Несколько секунд они смотрели друг другу в глаза. Михаил знал этот вдруг становившийся прозрачным и холодным взгляд серых глаз брата. За этим взглядом стояли непоколебимая воля и страсть.

– У тебя есть ключи от склада? – неожиданно спросил он.

– Склада? Какого склада?

– Склада моей фабрики, табачных изделий.

– Но, помилуй бог, зачем… Я не намерен вмешиваться в эти твои дела, и с журналом-то нет времени…

– Но если ты будешь жить здесь, на Неглинной… У нас одно дело. Вот возьми. – Михаил подал ему увесистую связку с двумя ключами. – Этот от редакции, а этот от склада, в первом этаже налево. Там раньше ночевал сторож, но я думаю, это лишние траты, когда мы оба будем жить на той же лестнице.

Достоевский прикусил губу и молча положил связку в карман. Железо легло ледяным грузом и неприятно холодило пах.

– Мой поклон Марье Дмитриевне. Передай ей, чтобы она потихоньку собиралась, иначе на квартиру найдутся другие желающие.

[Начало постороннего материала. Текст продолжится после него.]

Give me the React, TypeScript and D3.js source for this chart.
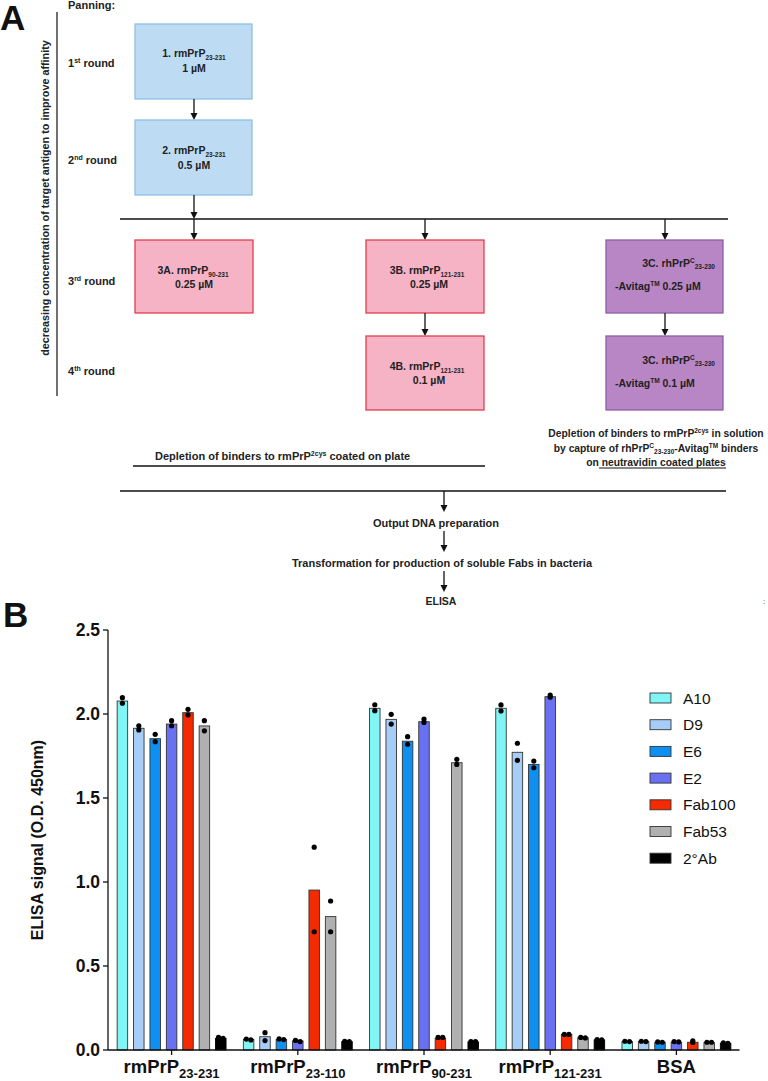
import React from "react";
import * as d3 from "d3";

// ---------- Panel B data ----------
const groups = ["rmPrP23-231", "rmPrP23-110", "rmPrP90-231", "rmPrP121-231", "BSA"];
const groupBase = ["rmPrP", "rmPrP", "rmPrP", "rmPrP", "BSA"];
const groupSub = ["23-231", "23-110", "90-231", "121-231", ""];
const series = ["A10", "D9", "E6", "E2", "Fab100", "Fab53", "2°Ab"];
const seriesColors = ["#80f5f5", "#a6cdf5", "#0d90f2", "#6a70f2", "#f52a00", "#b0b0b0", "#000000"];

const meanA10 = [2.077, 0.063, 2.034, 2.034, 0.05];
const meanD9 = [1.915, 0.079, 1.968, 1.772, 0.05];
const meanE6 = [1.853, 0.063, 1.838, 1.7, 0.046];
const meanE2 = [1.94, 0.054, 1.954, 2.103, 0.046];
const meanFab100 = [2.008, 0.952, 0.07, 0.093, 0.046];
const meanFab53 = [1.929, 0.794, 1.71, 0.073, 0.044];
const meanAb2 = [0.069, 0.05, 0.048, 0.06, 0.04];

const ptsA10 = [[2.097, 2.064], [0.065, 0.06], [2.055, 2.02], [2.054, 2.018], [0.052, 0.05]];
const ptsD9 = [[1.93, 1.905], [0.103, 0.056], [1.998, 1.94], [1.826, 1.724], [0.052, 0.05]];
const ptsE6 = [[1.879, 1.835], [0.066, 0.062], [1.865, 1.82], [1.72, 1.68], [0.048, 0.046]];
const ptsE2 = [[1.96, 1.93], [0.057, 0.05], [1.97, 1.95], [2.113, 2.1], [0.05, 0.048]];
const ptsFab100 = [[1.994, 2.028], [0.704, 1.207], [0.075, 0.075], [0.093, 0.093], [0.045, 0.055]];
const ptsFab53 = [[1.96, 1.9], [0.887, 0.704], [1.73, 1.7], [0.075, 0.072], [0.046, 0.046]];
const ptsAb2 = [[0.075, 0.07], [0.052, 0.05], [0.05, 0.05], [0.062, 0.06], [0.042, 0.04]];

const yTicks = [0, 0.5, 1.0, 1.5, 2.0, 2.5];

const means = [meanA10, meanD9, meanE6, meanE2, meanFab100, meanFab53, meanAb2];
const points = [ptsA10, ptsD9, ptsE6, ptsE2, ptsFab100, ptsFab53, ptsAb2];

const FONT = "'Liberation Sans', Arial, Helvetica, sans-serif";

function Arrow({ x, y1, y2 }: { x: number; y1: number; y2: number }) {
  return (
    <g>
      <line x1={x} x2={x} y1={y1} y2={y2 - 6} stroke="#111" strokeWidth={1.3} />
      <path d={`M${x - 3.5},${y2 - 7} L${x + 3.5},${y2 - 7} L${x},${y2} Z`} fill="#111" />
    </g>
  );
}

function Box({ x, y, w, h, fill, stroke }: any) {
  return <rect x={x} y={y} width={w} height={h} fill={fill} stroke={stroke} strokeWidth={1.3} />;
}

const T = (props: any) => (
  <text fontFamily={FONT} fontWeight="bold" fontSize={10.5} fill="#222" {...props} />
);

function Sub({ children }: any) {
  return (
    <tspan fontSize={6.5} dy={3}>
      {children}
    </tspan>
  );
}

function RoundLabel({ y, n, sup }: { y: number; n: string; sup: string }) {
  return (
    <T x={68} y={y} fontSize={11}>
      {n}
      <tspan fontSize={7} dy={-4}>
        {sup}
      </tspan>
      <tspan dy={4}> round</tspan>
    </T>
  );
}

function PanelA() {
  const blue = { fill: "#bddcf4", stroke: "#8fbfe6" };
  const pink = { fill: "#f7b3c6", stroke: "#e0404c" };
  const purple = { fill: "#b886c5", stroke: "#8e5ea8" };
  return (
    <g>
      <text x={0} y={30} fontFamily={FONT} fontWeight="bold" fontSize={35} fill="#111">
        A
      </text>
      <T x={68} y={9} fontSize={11}>
        Panning:
      </T>
      <line x1={57} x2={57} y1={12} y2={396} stroke="#111" strokeWidth={1.2} />
      <T
        x={0}
        y={0}
        fontSize={10.8}
        textAnchor="middle"
        transform="translate(49,198) rotate(-90)"
      >
        decreasing concentration of target antigen to improve affinity
      </T>
      <RoundLabel y={67} n="1" sup="st" />
      <RoundLabel y={164} n="2" sup="nd" />
      <RoundLabel y={285} n="3" sup="rd" />
      <RoundLabel y={375} n="4" sup="th" />

      {/* Round 1 & 2 */}
      <Box x={135} y={24} w={117} h={75} {...blue} />
      <T x={194} y={57} textAnchor="middle">
        1. rmPrP<Sub>23-231</Sub>
      </T>
      <T x={194} y={72} textAnchor="middle">
        1 µM
      </T>
      <Arrow x={194} y1={99} y2={120} />
      <Box x={135} y={120} w={117} h={75} {...blue} />
      <T x={194} y={154} textAnchor="middle">
        2. rmPrP<Sub>23-231</Sub>
      </T>
      <T x={194} y={169} textAnchor="middle">
        0.5 µM
      </T>
      <Arrow x={194} y1={195} y2={219} />

      <line x1={120} x2={728} y1={219} y2={219} stroke="#111" strokeWidth={1.3} />
      <Arrow x={194} y1={219} y2={240} />
      <Arrow x={425} y1={219} y2={240} />
      <Arrow x={665} y1={219} y2={240} />

      {/* 3A */}
      <Box x={135} y={240} w={118} h={73} {...pink} />
      <T x={193} y={274} textAnchor="middle">
        3A. rmPrP<Sub>90-231</Sub>
      </T>
      <T x={194} y={288} textAnchor="middle">
        0.25 µM
      </T>

      {/* 3B / 4B */}
      <Box x={366} y={240} w={118} h={73} {...pink} />
      <T x={427} y={274} textAnchor="middle">
        3B. rmPrP<Sub>121-231</Sub>
      </T>
      <T x={429} y={288} textAnchor="middle">
        0.25 µM
      </T>
      <Arrow x={425} y1={313} y2={336} />
      <Box x={366} y={336} w={118} h={74} {...pink} />
      <T x={427} y={370} textAnchor="middle">
        4B. rmPrP<Sub>121-231</Sub>
      </T>
      <T x={429} y={384} textAnchor="middle">
        0.1 µM
      </T>

      {/* 3C / 4C */}
      <Box x={606} y={240} w={117} h={73} {...purple} />
      <T x={715} y={267} textAnchor="end">
        3C. rhPrP
        <tspan fontSize={6.5} dy={-4}>
          C
        </tspan>
        <tspan fontSize={6.5} dy={6}>
          23-230
        </tspan>
      </T>
      <T x={615} y={290}>
        -Avitag
        <tspan fontSize={6.5} dy={-4}>
          TM
        </tspan>
        <tspan dy={4}> 0.25 µM</tspan>
      </T>
      <Arrow x={665} y1={313} y2={336} />
      <Box x={606} y={336} w={117} h={74} {...purple} />
      <T x={715} y={364} textAnchor="end">
        3C.  rhPrP
        <tspan fontSize={6.5} dy={-4}>
          C
        </tspan>
        <tspan fontSize={6.5} dy={6}>
          23-230
        </tspan>
      </T>
      <T x={615} y={387}>
        -Avitag
        <tspan fontSize={6.5} dy={-4}>
          TM
        </tspan>
        <tspan dy={4}> 0.1 µM</tspan>
      </T>

      {/* Depletion texts */}
      <T x={155} y={460} fontSize={11}>
        Depletion of binders to rmPrP
        <tspan fontSize={7} dy={-4}>
          2cys
        </tspan>
        <tspan dy={4}> coated on plate</tspan>
      </T>
      <line x1={133} x2={485} y1={466} y2={466} stroke="#111" strokeWidth={1.3} />

      <T x={656} y={437} fontSize={10.3} textAnchor="middle">
        Depletion of binders to rmPrP
        <tspan fontSize={6.5} dy={-4}>
          2cys
        </tspan>
        <tspan dy={4}> in solution</tspan>
      </T>
      <T x={656} y={452} fontSize={10.3} textAnchor="middle">
        by capture of rhPrP
        <tspan fontSize={6.5} dy={-4}>
          C
        </tspan>
        <tspan fontSize={6.5} dy={6}>
          23-230
        </tspan>
        <tspan dy={-2}>-Avitag</tspan>
        <tspan fontSize={6.5} dy={-4}>
          TM
        </tspan>
        <tspan dy={4}> binders</tspan>
      </T>
      <T x={656} y={466} fontSize={10.3} textAnchor="middle">
        on neutravidin coated plates
      </T>
      <line x1={599} x2={726} y1={468} y2={468} stroke="#111" strokeWidth={1} />

      <line x1={120} x2={726} y1={491} y2={491} stroke="#111" strokeWidth={1.3} />
      <Arrow x={444} y1={491} y2={512} />
      <T x={436} y={527} fontSize={11} textAnchor="middle">
        Output DNA preparation
      </T>
      <Arrow x={444} y1={531} y2={552} />
      <T x={442} y={567} fontSize={11} textAnchor="middle">
        Transformation for production of soluble Fabs in bacteria
      </T>
      <Arrow x={444} y1={571} y2={592} />
      <T x={441} y={605} fontSize={10.5} textAnchor="middle">
        ELISA
      </T>
      <text x={763} y={604} fontFamily={FONT} fontSize={8} fill="#444">
        :
      </text>
    </g>
  );
}

function PanelB() {
  const y = d3.scaleLinear().domain([0, 2.5]).range([1050, 630]);
  const x0 = d3.scaleBand<string>().domain(groups).range([108.5, 739.5]);
  const x1 = d3
    .scaleBand<string>()
    .domain(series)
    .range([-57.4, 57.4])
    .paddingInner(0.36)
    .paddingOuter(0.18);
  const bw = x1.bandwidth();
  const fmt = d3.format(".1f");
  const axisX = 108;

  return (
    <g fontFamily={FONT}>
      <text x={3} y={627} fontWeight="bold" fontSize={35} fill="#111">
        B
      </text>
      {/* y axis */}
      <line x1={axisX} x2={axisX} y1={y(2.5)} y2={y(0)} stroke="#111" strokeWidth={1.3} />
      {yTicks.map((t) => (
        <g key={t}>
          <line x1={axisX - 5} x2={axisX} y1={y(t)} y2={y(t)} stroke="#111" strokeWidth={1.3} />
          <text
            x={axisX - 8}
            y={y(t)}
            dy="0.35em"
            textAnchor="end"
            fontWeight="bold"
            fontSize={17.5}
            fill="#111"
          >
            {fmt(t)}
          </text>
        </g>
      ))}
      <text
        transform={`translate(43,${(y(0) + y(2.5)) / 2}) rotate(-90)`}
        textAnchor="middle"
        fontWeight="bold"
        fontSize={16}
        fill="#111"
      >
        ELISA signal (O.D. 450nm)
      </text>

      {/* bars */}
      {groups.map((g, gi) => {
        const gc = (x0(g) as number) + x0.bandwidth() / 2;
        return (
          <g key={g}>
            {series.map((s, si) => {
              const bx = gc + (x1(s) as number);
              const v = means[si][gi];
              return (
                <rect
                  key={s}
                  x={bx}
                  y={y(v)}
                  width={bw}
                  height={y(0) - y(v)}
                  fill={seriesColors[si]}
                  stroke={si === 6 ? "#000" : "#333"}
                  strokeWidth={0.9}
                />
              );
            })}
            {series.map((s, si) => {
              const cx = gc + (x1(s) as number) + bw / 2;
              const [a, b] = points[si][gi];
              const close = Math.abs(y(a) - y(b)) < 1.5;
              return (
                <g key={s + "p"}>
                  <circle cx={close ? cx - 2.3 : cx} cy={y(a)} r={2.6} fill="#000" />
                  <circle cx={close ? cx + 2.3 : cx} cy={y(b)} r={2.6} fill="#000" />
                </g>
              );
            })}
          </g>
        );
      })}

      {/* x axis */}
      <line x1={axisX} x2={739.5} y1={y(0)} y2={y(0)} stroke="#111" strokeWidth={1.3} />
      {groups.map((g, gi) => {
        const gc = (x0(g) as number) + x0.bandwidth() / 2;
        return (
          <g key={g + "t"}>
            <line x1={gc} x2={gc} y1={y(0)} y2={y(0) + 5} stroke="#111" strokeWidth={1.3} />
            <text
              x={gc}
              y={1073}
              textAnchor="middle"
              fontWeight="bold"
              fontSize={18.5}
              fill="#111"
            >
              {groupBase[gi]}
              {groupSub[gi] && (
                <tspan fontSize={13} dy={5}>
                  {groupSub[gi]}
                </tspan>
              )}
            </text>
          </g>
        );
      })}

      {/* legend */}
      {series.map((s, si) => {
        const ly = 698 + si * 26.7;
        return (
          <g key={s + "l"}>
            <rect
              x={650}
              y={ly - 5}
              width={21}
              height={10}
              fill={seriesColors[si]}
              stroke="#333"
              strokeWidth={0.9}
            />
            <text x={683} y={ly} dy="0.36em" fontSize={15.5} fill="#111">
              {s}
            </text>
          </g>
        );
      })}
    </g>
  );
}

export default function App() {
  return (
    <svg
      width={768}
      height={1081}
      viewBox="0 0 768 1081"
      style={{ position: "absolute", left: 0, top: 0, background: "#fff" }}
    >
      <rect x={0} y={0} width={768} height={1081} fill="#fff" />
      <PanelA />
      <PanelB />
    </svg>
  );
}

Но опасения Михаила Михайловича, по крайней мере в части насмешек над бессвязной повестью А. С-вой, оказались напрасны. Вопервых, кто мог обратить на нее внимание среди таких корифеев, как Некрасов и Полонский, не говоря уже о самом Федоре, а во-вторых, кипящий город проглатывал сейчас и не такое. Канули в Лету времена, когда из-за крошечной заметки в «Современнике» поднимался вал сплетен и разговоров, когда по стихам выслеживали неверных жен, по заметкам решали, сколько в этот месяц выиграл Николай Алексеевич, а по письмам путешествующих понимали, что они отправились вовсе не для того, чтобы посмотреть красоты Генуи или Кельна, а полечиться от специфической болезни.

Теперь же, в потоке брошюр, прокламаций, статей и заметок обо всем, скучненькая повесть никому не известного автора промелькнула подобно невзрачной серой бабочке, что сотнями кружатся вокруг лампы на балконах.

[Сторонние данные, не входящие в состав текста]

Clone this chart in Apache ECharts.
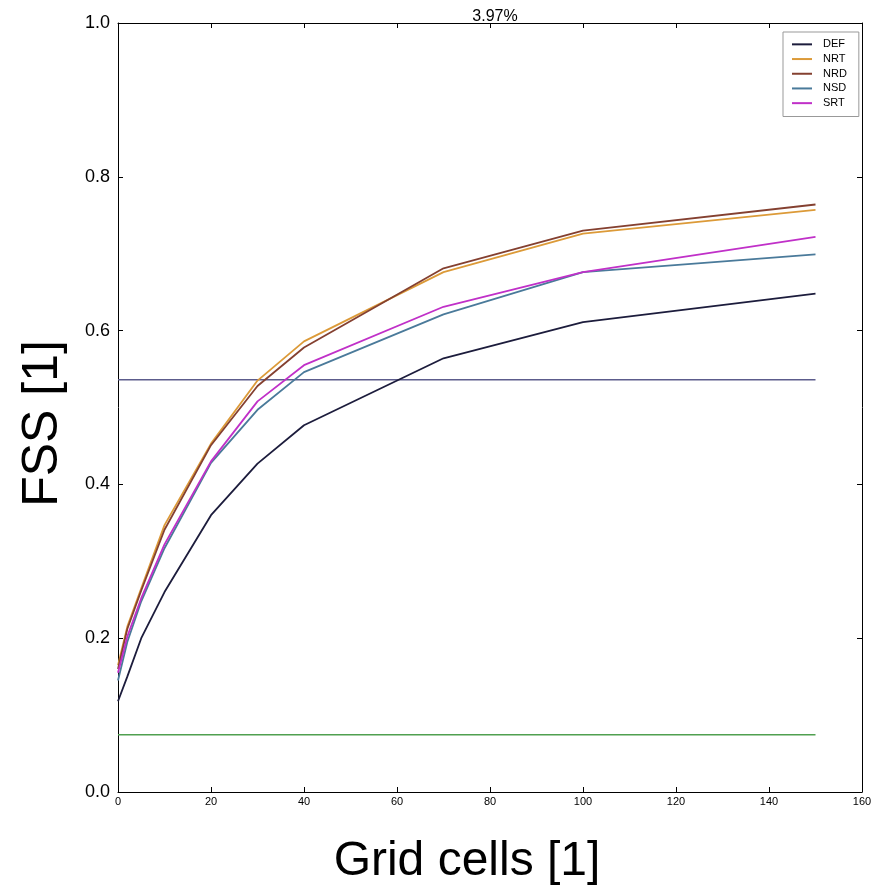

В Петербурге началась осень – самое интересное во всех отношениях время. Осенью закипала новая жизнь на весь год, начинались новые предприятия, появлялись новые произведения. Журнал шел хорошо, появились первые отклики на «Униженных и оскорбленных», хвалили, поздравляли. Незаметно промелькнуло сорокалетие, он справил его скромно, вместе с Майковым и Страховым. Отросла борода.

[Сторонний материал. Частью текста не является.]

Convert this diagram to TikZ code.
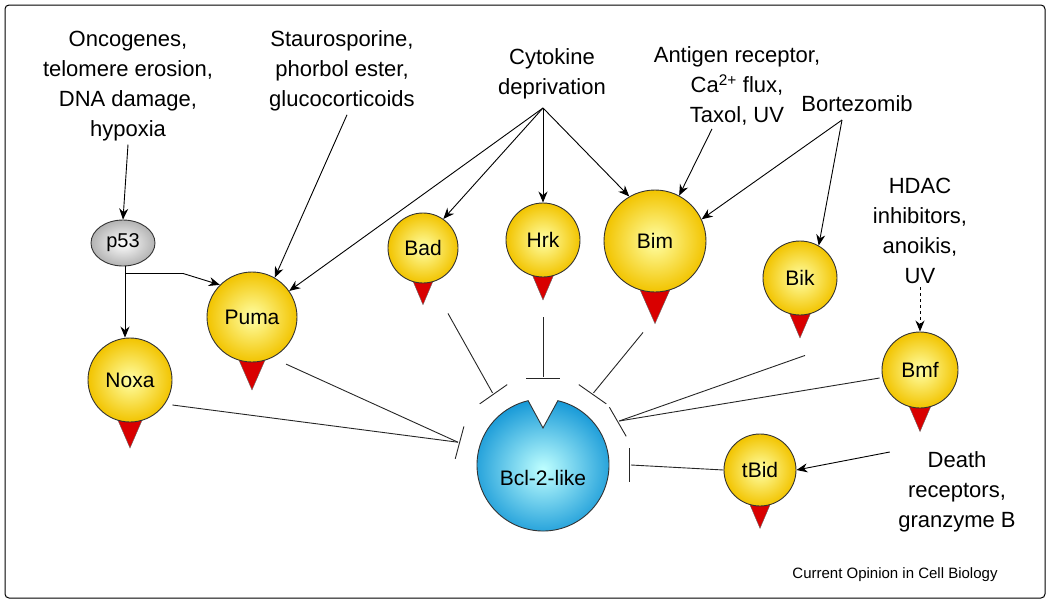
\documentclass[tikz,border=0pt]{standalone}
\usepackage{fontspec}
\setmainfont{Liberation Sans}
\usetikzlibrary{calc,arrows.meta,shapes.geometric}
\definecolor{ballY}{HTML}{F2C400}
\definecolor{ballB}{HTML}{1A9BD8}
\tikzset{
  lbl/.style={align=center,font=\fontsize{22}{30}\selectfont},
  ball/.style={circle,draw=black!80,line width=0.9pt,inner sep=0pt,shading=radial,inner color=yellow!35!white,outer color=ballY,font=\fontsize{21}{25}\selectfont},
  tri/.style={fill=red!85!black,draw=black!60,line width=0.4pt},
  act/.style={-{Stealth[length=11pt,width=9pt]},line width=0.9pt},
  inh/.style={line width=0.9pt,black!85},
}
\newcommand\myball[5]{%
  \fill[tri] (#2-#4*0.3,#3+#4-3) -- (#2+#4*0.3,#3+#4-3) -- (#2,#3+#4+#4*0.62) -- cycle;
  \node[ball,minimum size=#4*2pt] (#1) at (#2,#3) {#5};}
\begin{document}
\begin{tikzpicture}[x=1pt,y=-1pt]
\useasboundingbox (0,0) rectangle (1050,603);
\draw[line width=1pt,rounded corners=4pt] (5,5) rectangle (1045,598);
% Bcl-2
\coordinate (bcl) at (543,465);
\shade[inner color=cyan!25!white,outer color=ballB,draw=black!80,line width=0.9pt]
  ($(bcl)+(-77:66)$) arc[start angle=-77,end angle=257,radius=66] -- ($(bcl)+(0,-37)$) -- cycle;
\node[font=\fontsize{21}{25}\selectfont] (bcltxt) at (543,478) {Bcl-2-like};
% balls
\node[ellipse,minimum width=64pt,minimum height=46pt,draw=black!80,line width=0.9pt,shading=radial,inner color=white,outer color=gray!60,font=\fontsize{20}{24}\selectfont] (p53) at (123,243) {p53};
\myball{puma}{252}{317}{45}{Puma}
\myball{noxa}{130}{380}{42}{Noxa}
\myball{bad}{423}{248}{35}{Bad}
\myball{hrk}{543}{240}{37}{Hrk}
\myball{bim}{655}{241}{51}{Bim}
\myball{bik}{800}{278}{37}{Bik}
\myball{bmf}{920}{370}{38}{Bmf}
\myball{tbid}{760}{470}{36}{tBid}
% texts
\node[lbl] (onc) at (128,86) {Oncogenes,\\telomere erosion,\\DNA damage,\\hypoxia};
\node[lbl] (stau) at (342,71) {Staurosporine,\\phorbol ester,\\glucocorticoids};
\node[lbl] (cyto) at (552,74) {Cytokine\\deprivation};
\node[lbl] (anti) at (737,86) {Antigen receptor,\\Ca\textsuperscript{2+} flux,\\Taxol, UV};
\node[lbl] (bort) at (857,104) {Bortezomib};
\node[lbl] (hdac) at (920,231) {HDAC\\inhibitors,\\anoikis,\\UV};
\node[lbl] (death) at (957,492) {Death\\receptors,\\granzyme B};
\node[font=\fontsize{15}{18}\selectfont] (cap) at (895,575) {Current Opinion in Cell Biology};
% activating arrows
\draw[act] (onc.south) -- (p53.north);
\coordinate (j) at ($(p53.south)+(2,7)$);
\draw[act] (p53.south) ++(2,0) -- (noxa.north -| j);
\draw[act] (j) -- ++(58,0) -- (puma.north west);
\draw[act] (stau.south) ++(5,0) -- (puma.60);
\coordinate (cy) at (543,108);
\draw[act] (cy) -- (puma.35);
\draw[act] (cy) -- (bad.55);
\draw[act] (cy) -- (hrk.north);
\draw[act] (cy) -- (bim.120);
\draw[act] (anti.south) ++(-25,0) -- (bim.62);
\coordinate (bz) at (842,120);
\draw[act] (bz) -- (bim.25);
\draw[act] (bz) -- (bik.60);
\draw[act,dashed] (hdac.south) -- (bmf.north);
\draw[act] (death.west) ++(-5,-40) -- (tbid.east);
% inhibition
\foreach \a/\n in {195/L,235/TL,270/T,305/TR,330/R1,0/R2}{
  \coordinate (b\n) at ($(bcl)+(\a:88)$);
  \draw[inh] ($(bcl)+(\a-11:88)$) -- ($(bcl)+(\a+11:88)$);
}
\draw[inh] (noxa.east) ++(0,25) -- (bL);
\draw[inh] (puma.south east) ++(2,15) -- (bL);
\draw[inh] (bad.south) ++(25,30) -- (bTL);
\draw[inh] (hrk.south) ++(0,40) -- (bT);
\draw[inh] (bim.south) ++(-12,40) -- (bTR);
\draw[inh] (bik.south) ++(5,40) -- (bR1);
\draw[inh] (bmf.west) ++(-2,8) -- (bR1);
\draw[inh] (tbid.west) -- (bR2);
\end{tikzpicture}
\end{document}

Но все это проходило почти мимо сознания – третий месяц он жил на пределе возможностей, как физических, так, самое страшное, и нравственных. Бешеная любовь вчерашней девочки, оказавшейся вдруг требовательной и неутомимой, выматывала все силы, высасывала все соки. И самое ужасное – она была права, ее не в чем было упрекнуть. Она отдавала все, не спрашивая, не заботясь, не торгуясь, а он вынужден был мелочиться, считаться, размышлять. И с ненавистью, в которой пока еще не хотелось себе признаться, он сознавал, что из-за этого падает с высоты, на которую она его возвела, падает незаметно, медленно, но неуклонно, как в пропасть, – и остановить это падение было невозможно. Но он не просил и не хотел, чтобы это прекратилось. Ему сорок лет, он творец и, следовательно, внутренне абсолютно свободный человек. А сейчас он с тоской понимал, что, будучи связан больной женой, бездарным и наглым пасынком, безденежьем и даже каторжным своим прошлым, прежде он был куда свободней. Она требовала своего незримого участия и присутствия во всем, она загораживала небо и теснила Бога. Он понимал, что долго так продолжаться не может, кто-то сломается первым, но кто и как – вот в чем заключался кошмар. И все чаще ему на ум приходили пророческие строчки того, кто сам не вынес и, вероятно, не даст вынести и другой:

История остракизма, которому была подвергнута возлюбленная Тютчева, еще слишком жива была у всех в памяти. И пусть время изменилось, но в глубине души он чувствовал свою неправоту. К тому же, если, как и там, дети… Мысль об этом сводила с ума, детей он хотел безумно. Впрочем, иногда украдкой взглядывая в ее сузившиеся от страсти глаза, он почему-то не сомневался в том, что никаких детей не будет. Да и родной души тоже не было. Была лишь страсть, грешная, тайная, им скрываемая, а ею – нет.

И когда Аполлинария, возвращаясь домой, пропахшая табаком от кончиков пальцев до краешка юбок, ловила на себе возмущенные взгляды Надежды и порою отца, она только лениво поводила сразу как-то вызывающе округлившимся плечом. А он менял по три таза горячей воды у себя в кабинете и не смел зайти в комнату к Маше – от половины флакона кельнской воды, что он выливал на себя, ей становилось дурно.